At the technical level, secure consent-based sharing of personal data depends on reliable, standardised interfaces and privacy-preserving computation methods.
- Implement OAuth 2.0 and OpenID Connect for delegated authorization and authentication, with fine-grained scopes to limit data exposure.
- Enforce end-to-end encryption, both at rest and in transit, using TLS 1.3 and hardware security modules where possible.
- Utilise tokenisation, pseudonymisation, and masking to decouple sensitive identifiers from analytic datasets.
- Incorporate privacy-enhancing technologies (PETs) such as differential privacy, homomorphic encryption, and secure multiparty computation to protect data during analysis.
- Establish a robust security baseline measures and protocols based on GLBA, PSD2, and FTC Safeguards Rule, with continuous monitoring and incident response plans.
On the governance side, clear policies and accountability are essential to maintain compliance and stakeholder confidence.
Organisations should build transparent, publicly available governance and standards to align internal teams, third-party developers, and regulators.
- Develop and document data lifecycle policies, covering collection, processing, retention, and deletion aligned with minimisation principles.

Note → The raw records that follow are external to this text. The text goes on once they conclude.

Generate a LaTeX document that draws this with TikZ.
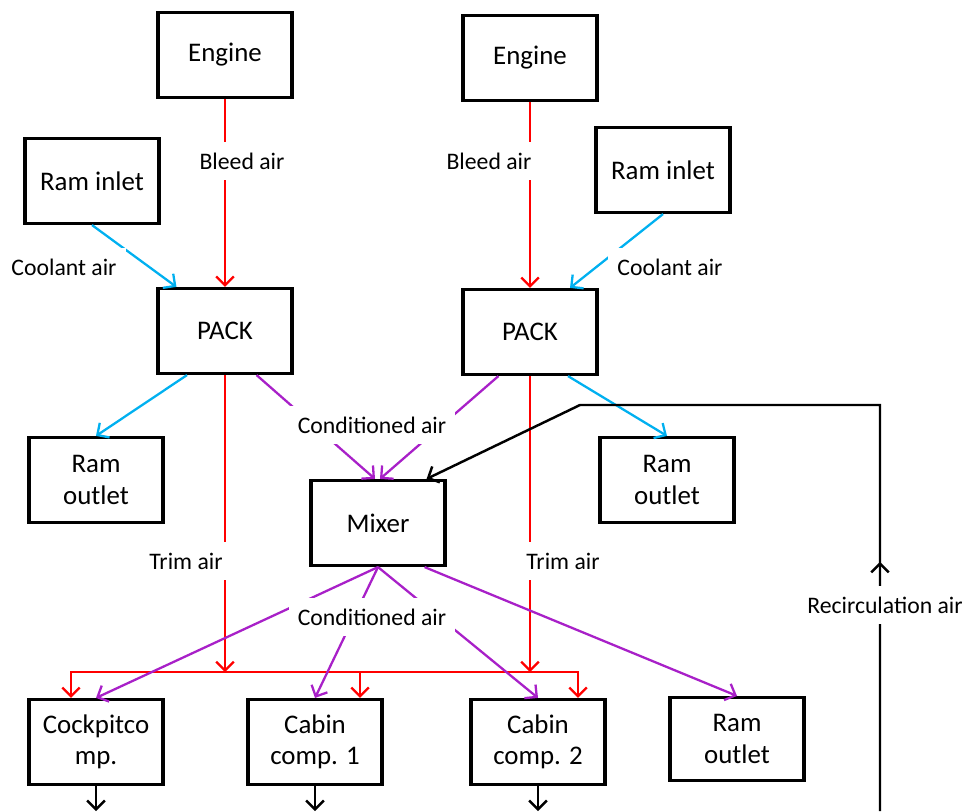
\documentclass[tikz,border=0pt]{standalone}
\usepackage{fontspec}
\setmainfont{Carlito}
\usetikzlibrary{arrows.meta,calc}
\definecolor{bleedred}{RGB}{255,0,0}
\definecolor{coolblue}{RGB}{0,176,240}
\definecolor{condpurple}{RGB}{168,32,200}

\begin{document}
\begin{tikzpicture}[x=0.02cm,y=-0.02cm,
  >={Straight Barb[length=5pt,width=10pt]},
  box/.style={draw, line width=1.8pt, minimum width=2.68cm, minimum height=1.7cm, align=center, font=\fontsize{15.3}{18}\selectfont},
  lbl/.style={fill=white, inner xsep=0.18cm, inner ysep=0.21cm, font=\fontsize{13.5}{15}\selectfont},
  flow/.style={line width=1.3pt, ->},
  bleed/.style={flow, bleedred},
  coolant/.style={flow, coolblue},
  cond/.style={flow, condpurple},
  recirc/.style={flow, black, line width=1.4pt}]
\useasboundingbox (0,0) rectangle (963,811);
\node[box] (engL) at (225,55) {Engine};
\node[box] (engR) at (530,58) {Engine};
\node[box] (ramiL) at (92,181) {Ram inlet};
\node[box] (ramiR) at (663,170) {Ram inlet};
\node[box] (packL) at (225,331) {PACK};
\node[box] (packR) at (530,332) {PACK};
\node[box] (ramoL) at (96,480) {Ram\\outlet};
\node[box] (ramoR) at (667,480) {Ram\\outlet};
\node[box] (mixer) at (378,523) {Mixer};
\node[box] (cock) at (96,742) {Cockpitco\\mp.};
\node[box] (cab1) at (315,742) {Cabin\\comp. 1};
\node[box] (cab2) at (538,742) {Cabin\\comp. 2};
\node[box, minimum height=1.66cm] (ramoB) at (737,739) {Ram\\outlet};
\coordinate (busL) at (71,672);
\coordinate (busM) at (360,672);
\coordinate (busR) at (578,672);
\coordinate (recB) at (880,811);
\coordinate (recT) at (880,405);
\coordinate (recK) at (580,405);
\draw[bleed] (engL) -- (packL);
\draw[bleed] (engR) -- (packR);
\draw[coolant] (ramiL.south) -- ($(packL.north west)+(20,0)$);
\draw[coolant] (ramiR.south) -- ($(packR.north)+(40,0)$);
\draw[coolant] ($(packL.south)+(-38,0)$) -- (ramoL.north);
\draw[coolant] ($(packR.south)+(38,0)$) -- (ramoR.north);
\draw[cond] ($(packL.south east)+(-37,0)$) -- ($(mixer.north)+(-3,0)$);
\draw[cond] ($(packR.south west)+(37,0)$) -- ($(mixer.north)+(2,0)$);
\draw[bleed] (packL.south) -- (packL.south |- busL);
\draw[bleed] (packR.south) -- (packR.south |- busR);
\draw[bleed, <->] (busL |- cock.north) -- (busL) -- (busR) -- (busR |- cab2.north);
\draw[bleed] (busM) -- (busM |- cab1.north);
\foreach \dest in {cock, cab1, cab2}
  \draw[cond] (mixer.south) -- (\dest.north);
\draw[cond] ($(mixer.south east)+(-22,0)$) -- (ramoB.north);
\draw[recirc] (recB) -- (recT) -- (recK) -- ($(mixer.north east)+(-20,0)$);
\foreach \src in {cock, cab1, cab2}
  \draw[recirc] (\src.south) -- (\src.south |- recB);
\node[lbl] (bleedL) at (242,161) {Bleed air};
\node[lbl] (bleedR) at (489,161) {Bleed air};
\node[lbl] (coolL) at (64,267) {Coolant air};
\node[lbl] (coolR) at (670,267) {Coolant air};
\node[lbl] (condT) at (372,425) {Conditioned air};
\node[lbl] (condB) at (372,617) {Conditioned air};
\node[lbl] (trimL) at (186,561) {Trim air};
\node[lbl] (trimR) at (563,561) {Trim air};
\node[lbl] (recLbl) at (885,605) {Recirculation air};
\draw[recirc] (recLbl.north -| recB) -- ++(0,-24);
\end{tikzpicture}
\end{document}
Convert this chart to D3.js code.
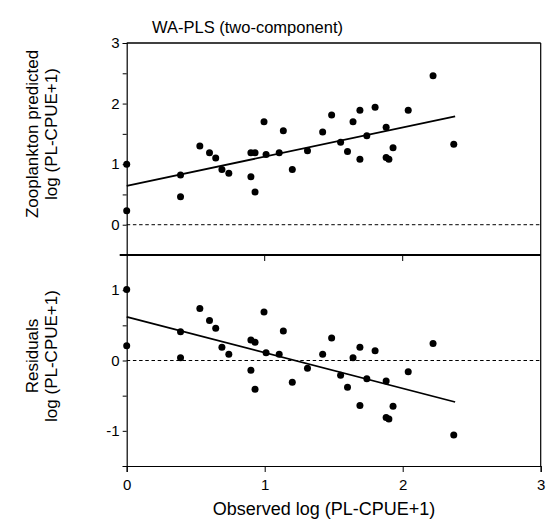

- Deploy privacy impact assessments and regular third-party audits to identify emerging risks and remediate gaps.
- Create centralised consent management systems that allow users to view, modify, and revoke permissions at any time.
- Form internal data ethics committees or external privacy boards to oversee data-sharing agreements and protect user rights.
- Engage in industry consortia like FDX to co-author open API specifications without pay-to-play influence, fostering interoperability and trust.
Building Trust and Moving Forward
Trust lies at the heart of open finance’s potential; without it, adoption rates will stagnate and innovation may stall.
Financial institutions, fintech innovators, policymakers, and standard-setting bodies must collaborate in a shared vision for privacy-centric growth.
Key actions include active participation in regulatory sandboxes, public consultations, and cross-jurisdictional working groups that refine rules and technical standards.
Companies should invest in consumer education, teaching individuals about their data rights, privacy controls, and the value of sharing data with trusted providers.
By embracing purpose limitation, minimisation, and minimised retention, and continuously reassessing risk, the ecosystem can adapt to new threats while delivering personalized financial experiences.
As open finance continues its trajectory, those who master data privacy will set the standard for a secure, inclusive, and resilient financial future—benefiting both consumers and innovators alike.